I had no desire to return to corporate culture. I went to work for Wall Data. Part of my job was going to the computer science department at the University of Washington to search out new technologies. I found software developers combining Web design with database tools in ways that were just awesome. We built a company called Salsa based on that technology. It became a big success.

I left Salsa to move back to the Bay Area, and a few years later, the same thing happened. Some VCs asked me to check out three software developers who had just left the Stanford Research Institute. They were designing software that followed a user's path through websites in real time, providing companies with new insights into consumer behavior. From that, we built a company called Personify.

Running two successful start-ups taught me two lessons about being a CEO. The first was that you have to raise the money, and the second was learning how the minds of investors work and understanding the dynamics operating within a board of directors.

Then the tech bubble burst, and Personify was acquired by another company. I parachuted out as a consultant and board member for some Silicon Valley companies. I became CEO of one of them, and that helped me realize I'm not the consultant type. I'm a builder. So I started looking around, and, as I searched, I had time to take pictures. Digital cameras were just taking off. This is awesome! the geek in me said.

I set a goal—to make portraits of 40 people with whom I'd built companies. I thought I knew these people, but when I started photographing them in places that were special to them, I realized I didn't know them at all. I never knew this man was an amateur boxer or this woman raised horses.

I wanted to present my portraits of these Bay Area Renaissance people in a format that reflected their depth. I needed something tangible. You can't gift a website. I decided I was going to make a book—a professional-quality bound book. The catch was I wanted only 40 copies.

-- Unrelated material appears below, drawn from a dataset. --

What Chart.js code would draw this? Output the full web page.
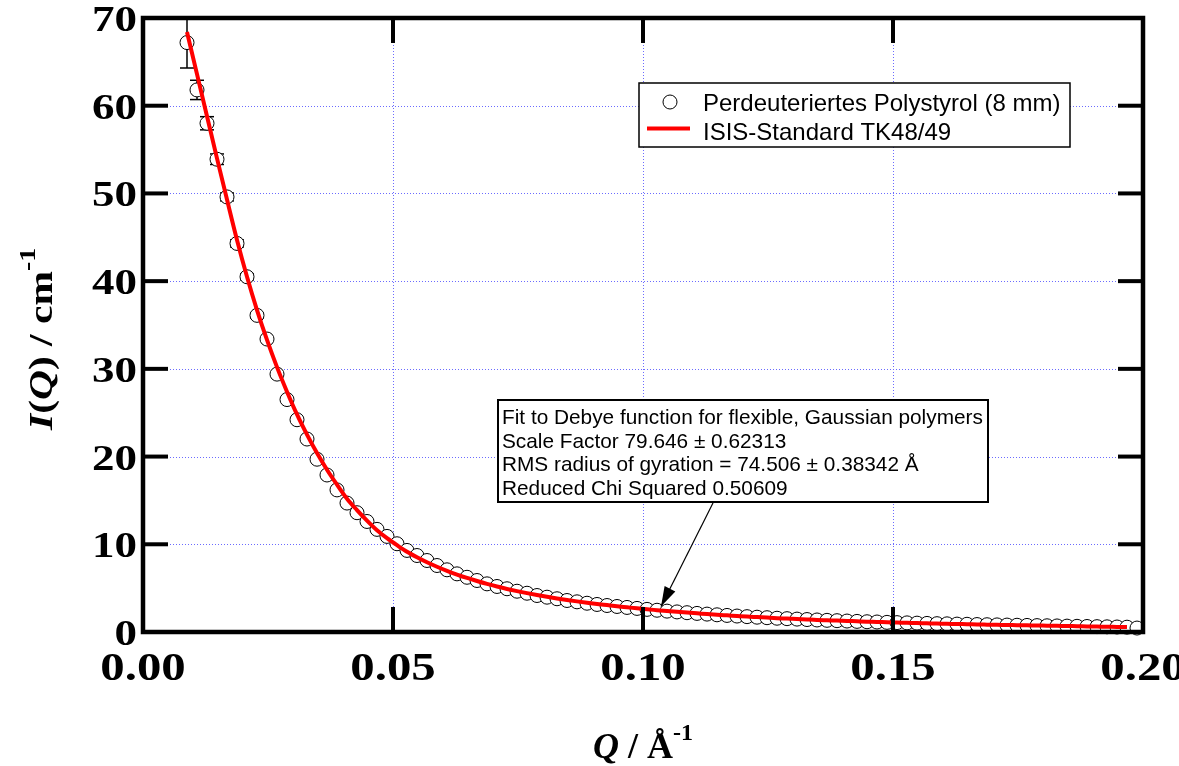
<!DOCTYPE html>
<html>
<head>
<meta charset="utf-8">
<title>Perdeuteriertes Polystyrol – I(Q)</title>
<script src="https://cdn.jsdelivr.net/npm/chart.js@4/dist/chart.umd.min.js"></script>
<style>
  html, body { margin: 0; padding: 0; background: #fff; }
  canvas { display: block; }
</style>
</head>
<body>
<canvas id="sans" width="1179" height="766"></canvas>
<script>
// Q in 1/Å, one value per measured point
const qData = [
  0.0088, 0.0108, 0.0128, 0.0148, 0.0168, 0.0188, 0.0208, 0.0228, 0.0248, 0.0268,
  0.0288, 0.0308, 0.0328, 0.0348, 0.0368, 0.0388, 0.0408, 0.0428, 0.0448, 0.0468,
  0.0488, 0.0508, 0.0528, 0.0548, 0.0568, 0.0588, 0.0608, 0.0628, 0.0648, 0.0668,
  0.0688, 0.0708, 0.0728, 0.0748, 0.0768, 0.0788, 0.0808, 0.0828, 0.0848, 0.0868,
  0.0888, 0.0908, 0.0928, 0.0948, 0.0968, 0.0988, 0.1008, 0.1028, 0.1048, 0.1068,
  0.1088, 0.1108, 0.1128, 0.1148, 0.1168, 0.1188, 0.1208, 0.1228, 0.1248, 0.1268,
  0.1288, 0.1308, 0.1328, 0.1348, 0.1368, 0.1388, 0.1408, 0.1428, 0.1448, 0.1468,
  0.1488, 0.1508, 0.1528, 0.1548, 0.1568, 0.1588, 0.1608, 0.1628, 0.1648, 0.1668,
  0.1688, 0.1708, 0.1728, 0.1748, 0.1768, 0.1788, 0.1808, 0.1828, 0.1848, 0.1868,
  0.1888, 0.1908, 0.1928, 0.1948, 0.1968, 0.1988
];

// measured intensity I(Q) in 1/cm
const iData = [
  67.2, 61.8, 58.0, 53.9, 49.6, 44.3, 40.5, 36.1, 33.4, 29.4,
  26.5, 24.2, 22.0, 19.7, 17.9, 16.2, 14.7, 13.6, 12.6, 11.7,
  10.9, 10.06, 9.3, 8.72, 8.15, 7.58, 7.09, 6.63, 6.24, 5.87,
  5.49, 5.19, 4.93, 4.65, 4.42, 4.16, 3.97, 3.79, 3.59, 3.44,
  3.28, 3.14, 3.02, 2.91, 2.80, 2.69, 2.58, 2.48, 2.38, 2.29,
  2.20, 2.12, 2.04, 1.96, 1.89, 1.82, 1.75, 1.69, 1.63, 1.57,
  1.52, 1.47, 1.42, 1.37, 1.33, 1.29, 1.25, 1.21, 1.17, 1.14,
  1.10, 1.07, 1.04, 1.01, 0.98, 0.95, 0.93, 0.90, 0.88, 0.85,
  0.83, 0.81, 0.79, 0.77, 0.75, 0.73, 0.71, 0.69, 0.67, 0.65,
  0.63, 0.61, 0.59, 0.57, 0.55, 0.45
];

// error bars, only the first points stick out of the symbols
const iErr = [2.9, 1.1, 0.75, 0.6, 0.45, 0.4, 0.35, 0.3];

// fitted curve (same Q grid, stops one point early)
const iFit = [
  68.4, 63.6, 58.8, 54.0, 49.3, 44.7, 40.5, 36.7, 33.3, 30.2,
  27.4, 24.8, 22.5, 20.4, 18.5, 16.8, 15.2, 13.9, 12.7, 11.6,
  10.7, 9.9, 9.15, 8.52, 7.95, 7.44, 6.97, 6.55, 6.16, 5.81,
  5.48, 5.18, 4.91, 4.66, 4.43, 4.21, 4.01, 3.82, 3.65, 3.49,
  3.34, 3.20, 3.07, 2.94, 2.82, 2.70, 2.59, 2.49, 2.39, 2.30,
  2.21, 2.13, 2.05, 1.97, 1.90, 1.83, 1.76, 1.70, 1.64, 1.58,
  1.53, 1.48, 1.43, 1.38, 1.34, 1.30, 1.26, 1.22, 1.18, 1.15,
  1.11, 1.08, 1.05, 1.02, 0.99, 0.96, 0.94, 0.91, 0.89, 0.86,
  0.84, 0.82, 0.80, 0.78, 0.76, 0.74, 0.72, 0.70, 0.68, 0.66,
  0.64, 0.62, 0.60, 0.58, 0.56
];

const xTicks = [0, 0.05, 0.10, 0.15, 0.20];
const xTickLabels = ['0.00', '0.05', '0.10', '0.15', '0.20'];
const yTicks = [0, 10, 20, 30, 40, 50, 60, 70];
const yTickLabels = ['0', '10', '20', '30', '40', '50', '60', '70'];

const dataLabel = 'Perdeuteriertes Polystyrol (8 mm)';
const fitLabel = 'ISIS-Standard TK48/49';

const noteLines = [
  'Fit to Debye function for flexible, Gaussian polymers',
  'Scale Factor 79.646 \u00b1 0.62313',
  'RMS radius of gyration = 74.506 \u00b1 0.38342 \u00c5',
  'Reduced Chi Squared 0.50609'
];

const SERIF = '"Liberation Serif", "Times New Roman", serif';
const SANS = '"Liberation Sans", Arial, sans-serif';

function line(ctx, x1, y1, x2, y2) {
  ctx.beginPath();
  ctx.moveTo(x1, y1);
  ctx.lineTo(x2, y2);
  ctx.stroke();
}

// the original uses a wide bold serif, so stretch Times a bit horizontally
function wideText(ctx, text, x, y, sx, align) {
  ctx.save();
  ctx.translate(x, y);
  ctx.scale(sx, 1);
  ctx.textAlign = align;
  ctx.fillText(text, 0, 0);
  ctx.restore();
}

// draw text made of runs with different fonts
function runsWidth(ctx, runs) {
  let w = 0;
  runs.forEach(r => { ctx.font = r.font; w += ctx.measureText(r.text).width; });
  return w;
}
function drawRuns(ctx, runs, x, y) {
  runs.forEach(r => {
    ctx.font = r.font;
    ctx.fillText(r.text, x, y + (r.dy || 0));
    x += ctx.measureText(r.text).width;
  });
}

/**
 * Grid + error bars go under the symbols, frame and text on top
 */
const overlay = {
  id: 'overlay',
  beforeDatasetsDraw(chart) {
    const { ctx, chartArea: a, scales: { x, y } } = chart;
    ctx.save();

    // dotted blue grid
    ctx.strokeStyle = '#6b6bff';
    ctx.lineWidth = 1;
    ctx.setLineDash([1, 2]);
    xTicks.slice(1, -1).forEach(v => {
      const px = Math.round(x.getPixelForValue(v)) + 0.5;
      line(ctx, px, a.top, px, a.bottom);
    });
    yTicks.slice(1, -1).forEach(v => {
      const py = Math.round(y.getPixelForValue(v)) + 0.5;
      line(ctx, a.left, py, a.right, py);
    });
    ctx.setLineDash([]);

    // error bars
    ctx.strokeStyle = '#000';
    ctx.lineWidth = 1.5;
    iErr.forEach((e, i) => {
      const px = x.getPixelForValue(qData[i]);
      const top = y.getPixelForValue(iData[i] + e);
      const bot = y.getPixelForValue(iData[i] - e);
      line(ctx, px, top, px, bot);
      line(ctx, px - 7, top, px + 7, top);
      line(ctx, px - 7, bot, px + 7, bot);
    });
    ctx.restore();
  },

  afterDatasetsDraw(chart) {
    const { ctx, chartArea: a, scales: { x, y } } = chart;
    ctx.save();

    // heavy frame with inward ticks on all sides
    ctx.strokeStyle = '#000';
    ctx.lineWidth = 4.5;
    ctx.strokeRect(a.left, a.top, a.right - a.left, a.bottom - a.top);
    ctx.lineWidth = 4;
    const tl = 25;
    xTicks.slice(1, -1).forEach(v => {
      const px = x.getPixelForValue(v);
      line(ctx, px, a.bottom, px, a.bottom - tl);
      line(ctx, px, a.top, px, a.top + tl);
    });
    yTicks.slice(1, -1).forEach(v => {
      const py = y.getPixelForValue(v);
      line(ctx, a.left, py, a.left + tl, py);
      line(ctx, a.right, py, a.right - tl, py);
    });

    // tick labels
    ctx.fillStyle = '#000';
    ctx.textBaseline = 'alphabetic';
    ctx.font = 'bold 40px ' + SERIF;
    xTicks.forEach((v, i) => {
      wideText(ctx, xTickLabels[i], x.getPixelForValue(v), 680, 1.22, 'center');
    });
    ctx.font = 'bold 36px ' + SERIF;
    yTicks.forEach((v, i) => {
      wideText(ctx, yTickLabels[i], 137, y.getPixelForValue(v) + 13, 1.25, 'right');
    });

    // axis titles
    ctx.textAlign = 'left';
    const xRuns = [
      { text: 'Q', font: 'italic bold 36px ' + SERIF },
      { text: ' / \u00c5', font: 'bold 36px ' + SERIF },
      { text: '-1', font: 'bold 24px ' + SERIF, dy: -18 }
    ];
    const xw = runsWidth(ctx, xRuns);
    drawRuns(ctx, xRuns, (a.left + a.right) / 2 - xw / 2, 758);

    const yRuns = [
      { text: 'I', font: 'italic bold 34px ' + SERIF },
      { text: '(', font: 'bold 34px ' + SERIF },
      { text: 'Q', font: 'italic bold 34px ' + SERIF },
      { text: ') / cm', font: 'bold 34px ' + SERIF },
      { text: '-1', font: 'bold 23px ' + SERIF, dy: -17 }
    ];
    ctx.save();
    ctx.translate(52, 430);
    ctx.rotate(-Math.PI / 2);
    ctx.scale(1.22, 1);
    drawRuns(ctx, yRuns, 0, 0);
    ctx.restore();

    // legend box
    ctx.fillStyle = '#fff';
    ctx.fillRect(639, 83, 431, 64);
    ctx.lineWidth = 1.5;
    ctx.strokeStyle = '#000';
    ctx.strokeRect(639, 83, 431, 64);
    ctx.beginPath();
    ctx.arc(670, 102, 7, 0, Math.PI * 2);
    ctx.lineWidth = 1;
    ctx.stroke();
    ctx.strokeStyle = '#ff0000';
    ctx.lineWidth = 4;
    line(ctx, 647, 128.5, 690, 128.5);
    ctx.fillStyle = '#000';
    ctx.font = '24px ' + SANS;
    ctx.fillText(dataLabel, 703, 110.5);
    ctx.fillText(fitLabel, 703, 139.5);

    // fit result box
    ctx.fillStyle = '#fff';
    ctx.fillRect(498, 400, 490, 102);
    ctx.strokeStyle = '#000';
    ctx.lineWidth = 2;
    ctx.strokeRect(498, 400, 490, 102);
    ctx.fillStyle = '#000';
    ctx.font = '20.8px ' + SANS;
    noteLines.forEach((t, i) => ctx.fillText(t, 502, 424 + i * 23.6));

    // arrow pointing at the curve
    const ax0 = 713, ay0 = 503;
    const ax1 = x.getPixelForValue(0.1036), ay1 = y.getPixelForValue(2.9);
    ctx.lineWidth = 1.2;
    line(ctx, ax0, ay0, ax1, ay1);
    const ang = Math.atan2(ay1 - ay0, ax1 - ax0);
    const hl = 20, hw = 6;
    ctx.beginPath();
    ctx.moveTo(ax1, ay1);
    ctx.lineTo(ax1 - hl * Math.cos(ang) + hw * Math.sin(ang), ay1 - hl * Math.sin(ang) - hw * Math.cos(ang));
    ctx.lineTo(ax1 - hl * Math.cos(ang) - hw * Math.sin(ang), ay1 - hl * Math.sin(ang) + hw * Math.cos(ang));
    ctx.closePath();
    ctx.fill();

    ctx.restore();
  }
};

const dataPoints = qData.map((q, i) => ({ x: q, y: iData[i] }));
const fitPoints = iFit.map((v, i) => ({ x: qData[i], y: v }));

new Chart(document.getElementById('sans'), {
  type: 'scatter',
  data: {
    datasets: [
      {
        label: fitLabel,
        data: fitPoints,
        showLine: true,
        borderColor: '#ff0000',
        borderWidth: 4,
        pointRadius: 0,
        cubicInterpolationMode: 'monotone',
        order: 0,
        clip: false
      },
      {
        label: dataLabel,
        data: dataPoints,
        showLine: false,
        pointRadius: 7,
        pointBorderWidth: 1,
        pointBorderColor: '#000',
        pointBackgroundColor: '#fff',
        order: 1,
        clip: false
      }
    ]
  },
  options: {
    responsive: false,
    animation: false,
    layout: { padding: { left: 143, right: 36, top: 18, bottom: 134 } },
    scales: {
      x: { type: 'linear', min: 0, max: 0.2, display: false },
      y: { type: 'linear', min: 0, max: 70, display: false }
    },
    plugins: {
      legend: { display: false },
      tooltip: { enabled: false }
    }
  },
  plugins: [overlay]
});
</script>
</body>
</html>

I talked to printers, but they wouldn't accept an order of less than a thousand copies; otherwise, it wasn't profitable for them. I would have to design and publish this book myself. So I went online, expecting to find a wealth of resources. After all, desktop publishing and Adobe had been around for years. But I couldn't find anything. I was shocked.

I thought I must be missing something. Then the printers explained that they're set up to produce 5,000 copies of one book, not 5,000 orders for separate books. That clarified my thinking. I'm a systems person. How do you build book-designing software for people who aren't book designers? How could printers profitably produce a book of one?

For two years, I worked full time resolving these questions. I had meetings in every Starbucks in San Francisco. I met with venture capitalists who gave me a hearing only because of my track record. This was 2004, and everything was going digital. Here I was, proposing a model for going from digital back to print. They thought I was a lunatic. But I kept the faith. I knew that millions of people all around the world had something to say, something to express in book form. Finally, a VC decided to bet on the horse despite how crazy it sounded.

Our book-designing platform had to be simple enough for any reasonably computer-literate person to use, but it also needed to be fun. Designing your book couldn't be a chore. It should be the thing you want to get to. And that same software had to be clean and elegant from the printer's perspective. That was the secret to making a profit on a book of one: a standard file for printing that came in clean every time.

Our website launched in May 2006. Our customers are everybody from photographers and architects wanting to showcase their portfolios to a couple wanting to commemorate their wedding anniversary. Business is almost doubling every year. At peak volume during the holiday season, we process a book every 1.5 seconds. The files are sent along to the printer, and a week later, the customer gets his book in the mail. We charge from $2.95 for a black-and-white text-only pocket-size book to $206.95 for a four-color 400-plus-page coffee-table-style book.

When building a business, you can't do it all. You have to stay focused. At Blurb, we've built an Internet platform for people to produce their own bookstore-quality books. That's it. That's what we do.